Физика его влекла более всего. Он очень пристрастно относился к своим работам в области оптики. Правда, ему не удалось открыть тайну голубизны неба, перламутра утренних и вечерних зорь. Этого не сделал ни Ньютон, ни лорд Рэлей, занявшийся той же проблемой после Ньютона и Гёте. Эта загадка обрела ясность лишь в нашем веке благодаря работам советского академика Мандельштама. Но во времена Гёте никто не подозревал, насколько этот вопрос сложен.
В оптике Гёте считал свою работу безапелляционной. Его современники так не думали, и это было источником страдания для честолюбивого и привыкшего во всём быть первым Гёте.

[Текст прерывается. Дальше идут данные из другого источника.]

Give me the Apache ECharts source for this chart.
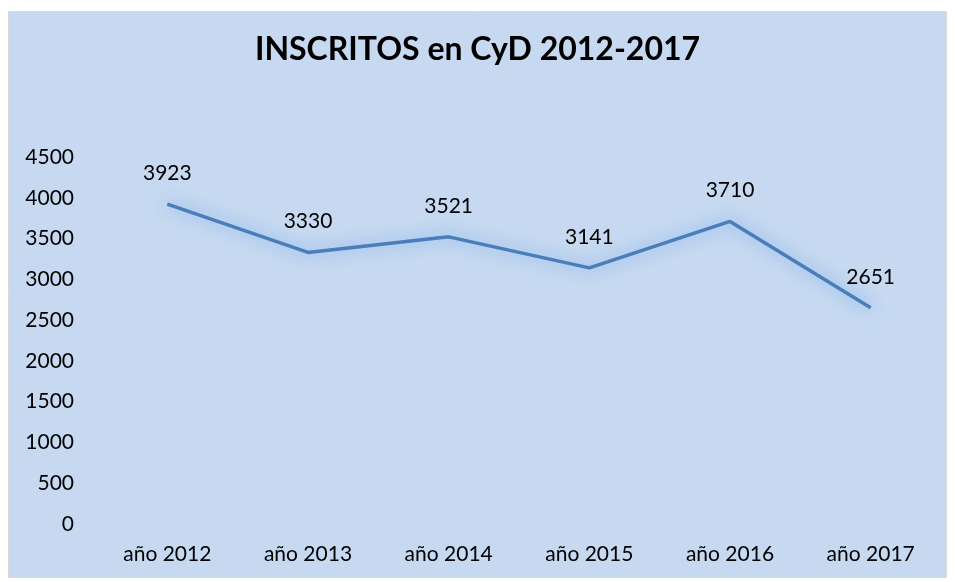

В чём же была слабость гётевской теории цвета? Она, увы, не была ни точной, ни убедительной — осталась на уровне ощущения. Она не подсказала ни одного количественного определения световых явлений, не поддавалась математической интерпретации, не подчинялась объективной логике. Да Гёте и не пытался облечь её в математическую форму: он этого просто не умел. И сознавал это. Он писал (правда, по другому поводу: в ответ на письмо минералога Наумана, приславшего ему своё сочинение по кристаллографии): «Ваша рукопись пришла в весьма удобное время, и я тотчас же принялся за неё и прочёл с удовольствием до стр. 45. Но здесь я очутился у предела, указанного богом и природой моей индивидуальности.
Я ограничен словом, речью и образом в теснейшем смысле и совершенно не способен обращаться в какой бы то ни было форме с цифрами и знаками, которыми высокоодарённые умы легко владеют».
Гёте не огорчался своей математической неполноценностью, он считал, что кто-нибудь из молодых матема —
тиков дополнит его систему и придаст ей необходимую законченность. Но молодые с этим не торопились. Они были заняты более глобальным делом — пересмотром взглядов на природу света. Начало XIX столетия — кульминация борьбы между корпускулярной и волновой теориями света. Волновая теория лидировала и вносила всё большую ясность в вопрос о природе света, в частности цвета, и гётевские рассуждения на этот счёт выглядели более чем наивными на фоне нового развития оптики.
Но Гёте не думал их пересматривать. Надежду на поддержку возбудило в нём начинание Петербургской академии наук, которая в 1826 году объявила конкурс на соискание премии за работу по сравнению достоинств различных оптических теорий. Этот конкурс выявил много новых имён, маститый Гёте проиграл и здесь. Его теорию никто не защищал.
Петербургская академия наук в вопросах оптики опиралась на авторитет своего члена, академика Эйлера, который одним из первых применил волновую теорию света для объяснения цвета. Ещё в 1746 году Эйлер опубликовал работу «Новая теория света и цветов», где объяснял связь цвета с длиной волны света. Он утверждал, что максимальная длина волны соответствует красным лучам, минимальная — фиолетовым. Это справедливо по сей день.
Волновая теория света резко изменила взгляды физиков на природу цвета. Но это осталось за пределами интересов Гёте.
Семидесятисемилетний, остывший, перенесший последнюю любовь, как болезнь, Гёте не в силах предпринять пересмотра своей работы. За плечами — шестидесятилетний творческий путь, труды разбросаны, вряд ли равнодушная рука займётся их объединением. И Гёте, выразив надежду, что начинание Петербурга принесёт плоды и для теории о цвете, отдаёт последние силы Собранию сочинений, вновь обращается к любимцам юности «Вильгельму Мейстеру» и «Фаусту», пишет «Годы странствий».
Так Гёте вошёл в историю великим поэтом, но не великим физиком. Сам Гёте, однако, расценивал себя иначе. Он считал учение о цвете самым ценным своим вкладом в общее дело. Незадолго до смерти он признался своему секретарю Эккерману: «У меня нет иллюзий по поводу того, что я создал как поэт. При мне жили отличные поэты, ещё лучшие жили до меня и такие же будут жить после меня. А то, что я в моем столетии являюсь единственным знающим правду в трудном учении о цвете, этим я могу немного гордиться, и я имею поэтому чувство превосходства над многими…»
Доза вмешательства
Из-за того что учение Гёте о природе цвета не выдержало натиска всё новых и новых открытий, физики стали недоверчиво относиться ко всем его физическим работам. Это было несправедливо (Гёте болезненно переживал бойкот: «Величайшая мука не быть понятым»), потому что оптические работы Гёте сыграли в истории положительную роль.